I finally got my Hawk Sky out for its first full autopilot flights to work on tuning the PIDs and I have things mostly dialed in (over 2hrs of flight time on 3 batteries, all successful), but I noticed that the throttle pulses (high, low, high, low, high, low...) constantly when in auto mode. I think this is because my airspeed sensor is not setup correctly (or its bad?), as the airspeed jumps all over the place in rapid succession.
Obviously I will work to correct the airspeed sensor, but is there a way to set some sort of delay or averaging in the throttle changes by chance, so its not constantly switching speeds for the entire flight? This can't be good for the motor, ESC, and battery life.
In the mean time I've basically had to pin the min/cruise/max throttles all around the same values, which is far from ideal. But even with a perfectly functioning airspeed sensor, a gust of wind could easily change the speed enough to cause a throttle change that only lasts a couple seconds.
Also I was trying to find a list that describes all the PID settings themselves (and what they do), but have been unable to find one so far. I know there is the Getting Started guide on PID tuning, but that only touches on a very small subset of the actual available values.
Thanks.
Replies
Did you make sure that your Energy/Alt PID wasn't turned up too high? This will cause the throttle to pulse in order to keep perfect altitude. If you turn the gain down the pulse will get much less noticeable, at the expense of maintaining altitude + or - a couple of meters instead of feet. You could have a combination of interference and gain set too high also.

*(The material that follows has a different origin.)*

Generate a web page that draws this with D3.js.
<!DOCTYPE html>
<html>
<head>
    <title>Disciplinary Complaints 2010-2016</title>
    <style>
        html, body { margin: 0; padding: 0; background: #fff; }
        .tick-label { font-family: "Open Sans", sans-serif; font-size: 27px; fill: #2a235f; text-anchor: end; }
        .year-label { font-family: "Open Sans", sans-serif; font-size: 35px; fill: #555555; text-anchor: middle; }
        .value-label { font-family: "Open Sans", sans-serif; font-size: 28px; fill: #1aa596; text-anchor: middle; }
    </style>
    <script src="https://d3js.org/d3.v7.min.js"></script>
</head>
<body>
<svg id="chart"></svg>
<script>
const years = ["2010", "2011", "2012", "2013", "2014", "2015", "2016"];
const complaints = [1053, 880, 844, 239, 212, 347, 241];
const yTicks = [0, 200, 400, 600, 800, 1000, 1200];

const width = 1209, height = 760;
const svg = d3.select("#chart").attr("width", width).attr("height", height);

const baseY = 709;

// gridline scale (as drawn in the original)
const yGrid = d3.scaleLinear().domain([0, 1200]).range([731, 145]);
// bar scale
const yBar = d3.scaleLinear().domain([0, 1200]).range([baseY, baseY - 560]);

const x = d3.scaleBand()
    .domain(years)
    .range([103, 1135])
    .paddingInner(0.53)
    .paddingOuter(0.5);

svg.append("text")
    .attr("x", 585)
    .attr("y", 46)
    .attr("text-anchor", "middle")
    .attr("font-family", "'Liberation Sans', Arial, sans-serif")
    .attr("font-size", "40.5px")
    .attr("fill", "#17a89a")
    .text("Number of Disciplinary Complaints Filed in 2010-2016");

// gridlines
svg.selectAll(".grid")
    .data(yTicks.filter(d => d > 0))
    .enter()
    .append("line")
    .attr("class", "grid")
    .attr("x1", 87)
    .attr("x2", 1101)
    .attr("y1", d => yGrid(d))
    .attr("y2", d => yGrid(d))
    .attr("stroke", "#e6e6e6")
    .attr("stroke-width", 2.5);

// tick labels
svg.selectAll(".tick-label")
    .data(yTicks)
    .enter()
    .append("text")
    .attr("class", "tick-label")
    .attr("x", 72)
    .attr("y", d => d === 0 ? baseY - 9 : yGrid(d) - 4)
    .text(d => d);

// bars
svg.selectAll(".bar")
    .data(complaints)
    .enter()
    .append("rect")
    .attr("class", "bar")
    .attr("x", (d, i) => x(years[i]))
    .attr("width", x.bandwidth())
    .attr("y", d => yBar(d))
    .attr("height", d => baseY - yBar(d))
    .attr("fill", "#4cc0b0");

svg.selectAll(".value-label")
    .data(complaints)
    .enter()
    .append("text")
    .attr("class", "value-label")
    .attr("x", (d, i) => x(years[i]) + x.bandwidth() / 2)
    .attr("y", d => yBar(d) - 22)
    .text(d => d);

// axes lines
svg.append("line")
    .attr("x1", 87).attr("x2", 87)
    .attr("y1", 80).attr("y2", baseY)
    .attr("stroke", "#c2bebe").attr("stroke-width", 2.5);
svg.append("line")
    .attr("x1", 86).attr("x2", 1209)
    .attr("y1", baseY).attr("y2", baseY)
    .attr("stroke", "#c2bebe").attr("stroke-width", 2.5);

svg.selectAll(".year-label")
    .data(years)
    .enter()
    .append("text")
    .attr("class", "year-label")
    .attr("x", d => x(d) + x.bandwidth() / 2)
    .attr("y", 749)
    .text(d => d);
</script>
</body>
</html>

So I moved my pitot tubes to the side of the fuselage about an inch away and separated the active and static tubes by about 1cm and setup a bench test.
With the Xbee enabled and transmitting (to test for interference), I held a small house fan up to the tubes and didn't see the "0" readings like I did out in the field, though I did see a few here and there throughout the test. It did seem quite sensitive to the direction that I held the fan though, but once I got it just right, things seemed "fairly" stable, in the 3-7m/s range.
This was all without the battery plugged into the plane (ESC). As soon as I plugged that in, immediately the airspeed sensor jumped to 4-6m/s and hovered around that (still no 0 readings though). So it appears that the majority of the interference is caused by my ESC as Joscht originally suggested. :(
Mike i have the same problem. Please check airspeed log (i assume you use airspeed sensor enabled),,, I have problems with my airspeed sensor.. values are jumping from normal to 0. This might be the cause of your problem. There might be some induction from ESC but i have tried dozens of solutions but no luck for now.